DC 12: Sofia Garcia Vazquez

Sofía García Vázquez (Spain) is a PhD fellow in the MENTOR program and will carry out her doctoral research at the Spanish National Cancer Research Centre (CNIO) in the Metabolism and Cell Signalling group led by Dr. Alejo Efeyan. During her PhD she will investigate the cell-autonomous and systemic effects of activating RagC mutations in mTORopathies to elucidate tissue-specific pathogenic mechanisms and identify potential therapeutic targets.

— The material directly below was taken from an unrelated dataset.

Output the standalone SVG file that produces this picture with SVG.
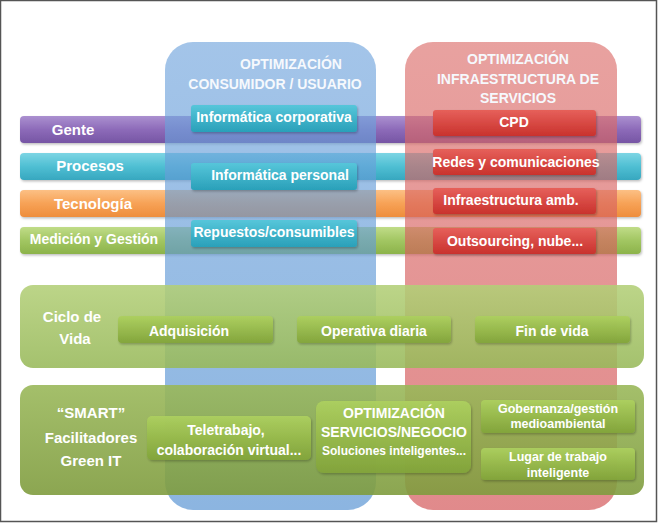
<svg xmlns="http://www.w3.org/2000/svg" width="658" height="523" viewBox="0 0 658 523">
<defs>
<linearGradient id="gPur" x1="0" y1="0" x2="0" y2="1"><stop offset="0" stop-color="#ab90d0"/><stop offset="0.5" stop-color="#8d6bb9"/><stop offset="1" stop-color="#7655a4"/></linearGradient>
<linearGradient id="gCya" x1="0" y1="0" x2="0" y2="1"><stop offset="0" stop-color="#7dd5e4"/><stop offset="0.5" stop-color="#4fbfd3"/><stop offset="1" stop-color="#37a7bf"/></linearGradient>
<linearGradient id="gOra" x1="0" y1="0" x2="0" y2="1"><stop offset="0" stop-color="#fcc085"/><stop offset="0.5" stop-color="#f7a256"/><stop offset="1" stop-color="#ee8d3c"/></linearGradient>
<linearGradient id="gGrn" x1="0" y1="0" x2="0" y2="1"><stop offset="0" stop-color="#c0dc88"/><stop offset="0.5" stop-color="#a2c662"/><stop offset="1" stop-color="#8cb34a"/></linearGradient>
<linearGradient id="gTeal" x1="0" y1="0" x2="0" y2="1"><stop offset="0" stop-color="#56c6da"/><stop offset="1" stop-color="#2aa0b9"/></linearGradient>
<linearGradient id="gRed" x1="0" y1="0" x2="0" y2="1"><stop offset="0" stop-color="#e6605a"/><stop offset="1" stop-color="#c9322d"/></linearGradient>
<linearGradient id="gBlueCol" x1="0" y1="0" x2="0" y2="1"><stop offset="0" stop-color="#72a5dd"/><stop offset="1" stop-color="#4e8dd0"/></linearGradient>
<linearGradient id="gRedCol" x1="0" y1="0" x2="0" y2="1"><stop offset="0" stop-color="#dc6f6c"/><stop offset="1" stop-color="#d04b4d"/></linearGradient>
<linearGradient id="gLife" x1="0" y1="0" x2="0" y2="1"><stop offset="0" stop-color="#b3cf78"/><stop offset="1" stop-color="#98b95a"/></linearGradient>
<linearGradient id="gSmart" x1="0" y1="0" x2="0" y2="1"><stop offset="0" stop-color="#9ab85a"/><stop offset="1" stop-color="#7f9c3e"/></linearGradient>
<linearGradient id="gInner" x1="0" y1="0" x2="0" y2="1"><stop offset="0" stop-color="#add05f"/><stop offset="1" stop-color="#82a43a"/></linearGradient>
<filter id="sh" x="-5%" y="-20%" width="110%" height="150%"><feDropShadow dx="1" dy="1.5" stdDeviation="1" flood-color="#000" flood-opacity="0.25"/></filter>
</defs>
<style>
.t{font-family:"Liberation Sans",Arial,sans-serif;font-weight:bold;fill:#ffffff;text-anchor:middle}
.h{font-size:14px;fill:#f6f9fd}
.b{font-size:15px}
.m{font-size:14px}
.s{font-size:12.5px}
.xs{font-size:12px}
</style>
<rect x="0" y="0" width="658" height="523" fill="#ffffff"/>
<rect x="0.5" y="0.5" width="656" height="521" fill="none" stroke="#555555" stroke-width="1.5"/>

<g id="bar-gente"><rect x="20" y="116" width="621" height="27" rx="4" fill="url(#gPur)" filter="url(#sh)"/><text class="t b" x="73" y="135">Gente</text></g>
<g id="bar-procesos"><rect x="20" y="153" width="621" height="27" rx="4" fill="url(#gCya)" filter="url(#sh)"/><text class="t b" x="90" y="171">Procesos</text></g>
<g id="bar-tecnologia"><rect x="20" y="190" width="621" height="27" rx="4" fill="url(#gOra)" filter="url(#sh)"/><text class="t b" x="93" y="209">Tecnología</text></g>
<g id="bar-medicion"><rect x="20" y="227" width="621" height="27" rx="4" fill="url(#gGrn)" filter="url(#sh)"/><text class="t m" x="94" y="244">Medición y Gestión</text></g>

<g id="col-consumidor">
<rect x="165" y="42" width="211" height="468" rx="28" fill="url(#gBlueCol)" opacity="0.65"/>
<text class="t h" x="291" y="69">OPTIMIZACIÓN</text>
<text class="t h" x="275" y="89">CONSUMIDOR / USUARIO</text>
</g>
<g id="col-infraestructura">
<rect x="405" y="42" width="212" height="468" rx="28" fill="url(#gRedCol)" opacity="0.65"/>
<text class="t h" x="518" y="64">OPTIMIZACIÓN</text>
<text class="t h" x="518" y="84">INFRAESTRUCTURA DE</text>
<text class="t h" x="518" y="103">SERVICIOS</text>
</g>

<g id="informatica-corporativa"><rect x="191" y="105" width="166" height="27" rx="3" fill="url(#gTeal)" filter="url(#sh)"/><text class="t m" x="274" y="122">Informática corporativa</text></g>
<g id="informatica-personal"><rect x="191" y="163" width="166" height="27" rx="3" fill="url(#gTeal)" filter="url(#sh)"/><text class="t m" x="280" y="180">Informática personal</text></g>
<g id="repuestos"><rect x="191" y="220" width="166" height="27" rx="3" fill="url(#gTeal)" filter="url(#sh)"/><text class="t m" x="274" y="237">Repuestos/consumibles</text></g>

<g id="cpd"><rect x="433" y="110" width="163" height="26" rx="3" fill="url(#gRed)" filter="url(#sh)"/><text class="t m" x="514" y="127">CPD</text></g>
<g id="redes"><rect x="433" y="149" width="163" height="26" rx="3" fill="url(#gRed)" filter="url(#sh)"/><text class="t m" x="516" y="167">Redes y comunicaciones</text></g>
<g id="infra-amb"><rect x="433" y="188" width="163" height="26" rx="3" fill="url(#gRed)" filter="url(#sh)"/><text class="t m" x="511" y="205">Infraestructura amb.</text></g>
<g id="outsourcing"><rect x="433" y="228" width="163" height="26" rx="3" fill="url(#gRed)" filter="url(#sh)"/><text class="t m" x="515" y="246">Outsourcing, nube...</text></g>

<g id="ciclo-de-vida">
<rect x="20" y="285" width="624" height="83" rx="13" fill="url(#gLife)" opacity="0.88"/>
<text class="t b" x="72" y="322">Ciclo de</text>
<text class="t b" x="75" y="344">Vida</text>
</g>
<g id="adquisicion"><rect x="118" y="316" width="155" height="27" rx="4" fill="url(#gInner)" opacity="0.95" filter="url(#sh)"/><text class="t m" x="189" y="336">Adquisición</text></g>
<g id="operativa"><rect x="297" y="316" width="154" height="27" rx="4" fill="url(#gInner)" opacity="0.95" filter="url(#sh)"/><text class="t m" x="374" y="336">Operativa diaria</text></g>
<g id="fin-de-vida"><rect x="475" y="316" width="155" height="27" rx="4" fill="url(#gInner)" opacity="0.95" filter="url(#sh)"/><text class="t m" x="552" y="336">Fin de vida</text></g>

<g id="smart">
<rect x="20" y="385" width="624" height="110" rx="13" fill="url(#gSmart)" opacity="0.9"/>
<text class="t b" x="91" y="418">“SMART”</text>
<text class="t b" x="91" y="443">Facilitadores</text>
<text class="t b" x="91" y="466">Green IT</text>
</g>
<g id="teletrabajo"><rect x="147" y="416" width="164" height="44" rx="5" fill="url(#gInner)" opacity="0.95" filter="url(#sh)"/><text class="t m" x="226" y="435">Teletrabajo,</text><text class="t m" x="229" y="455">colaboración virtual...</text></g>
<g id="optimizacion-servicios"><rect x="316" y="401" width="155" height="72" rx="8" fill="url(#gInner)" opacity="0.95" filter="url(#sh)"/><text class="t m" x="394" y="418">OPTIMIZACIÓN</text><text class="t m" x="394" y="437">SERVICIOS/NEGOCIO</text><text class="t xs" x="394" y="455">Soluciones inteligentes...</text></g>
<g id="gobernanza"><rect x="481" y="400" width="154" height="33" rx="4" fill="url(#gInner)" opacity="0.95" filter="url(#sh)"/><text class="t s" x="558" y="413">Gobernanza/gestión</text><text class="t s" x="558" y="428">medioambiental</text></g>
<g id="lugar-trabajo"><rect x="481" y="448" width="154" height="32" rx="4" fill="url(#gInner)" opacity="0.95" filter="url(#sh)"/><text class="t s" x="558" y="461">Lugar de trabajo</text><text class="t s" x="558" y="477">inteligente</text></g>
</svg>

Sofía holds a BSc and MSc in Biomedical Sciences from UCLouvain (BE), from which she gained an extensive insight into cancer research through her master’s thesis at IREC (BE) which uncovered metabolic adaptations in 3D tumor spheroids under time-restricted feeding. During her studies she obtained an ERASMUS+ grant to join Dr. Efeyan’s group for a research internship which was focused on assessing whether the nutrient signalling in inflammatory cells might be a driver of pancreatic damage and cancer. Furthermore, she is currently completing an additional MSC in Bioinformatics (Health Data Science) at the Universidad Europea (ES), where she undertook a project aimed at decoding the lung cancer microenvironment using single-cell and spatial transcriptomics

 

Planned secondments: 3 months at Fondazione Telethon (TIGEM) to conduct high-content imaging for TFEB, and to assess transcriptional output of TFEB. 3 months at Mimetas for kidney-on-chip cultures from RagC and RagC mutant mice.

FTELE

3 months
Pozzuoli, Italy

Mimetas

3 months
Leiden, the Netherlands

My research project

Outgrowths, tumors, cysts, renal, cardiac neurological defects and a compromised immune system are present in mTORopathies. Somatic mutations in RagC have been linked to fatal dilated cardiomyopathy, and various members of the MENTOR (Efeyan, Pende, Ballabio) have described life threatening pathologies in the kidney, in agreement with those observed in familial mTORopathies (Birt Hogg Dube and TSC). We have previously generated knock-in mice expressing activating mutations in RagA that mimics several features of mTORopathies. We have also KI activating mutations in RagC originally found in B-cell lymphomas, and such systemic expression of RagC mutations result in alterations in the heart that are consistent with dilated cardiomyopathy. In addition, these mice also exhibit multi-organ features of accelerated aging, and importantly for this proposal, progressive inflammation and other phenotypic alterations in RagC-mutant kidneys. Understanding the cellular and molecular underpinnings of these pathologies is somehow obscured by the pleiotropic effects that RagC mutations have on immune cells and on inflammation. We want to dissect the effects that are cell-autonomous in the kidney and heart parenchyma, thus mirroring somatic mutations in cells from these two organs, and in contrast to those systemic effects secondarily driven by deregulation of inflammatory cells. This will be followed by the dissection of the molecular mechanisms underlying such alterations by means of primary cultures and organoids derived from these models under hypothesis-driven and unbiased – omics interrogation. We will then test genetic epistasis and selected compounds in vitro and in vivo.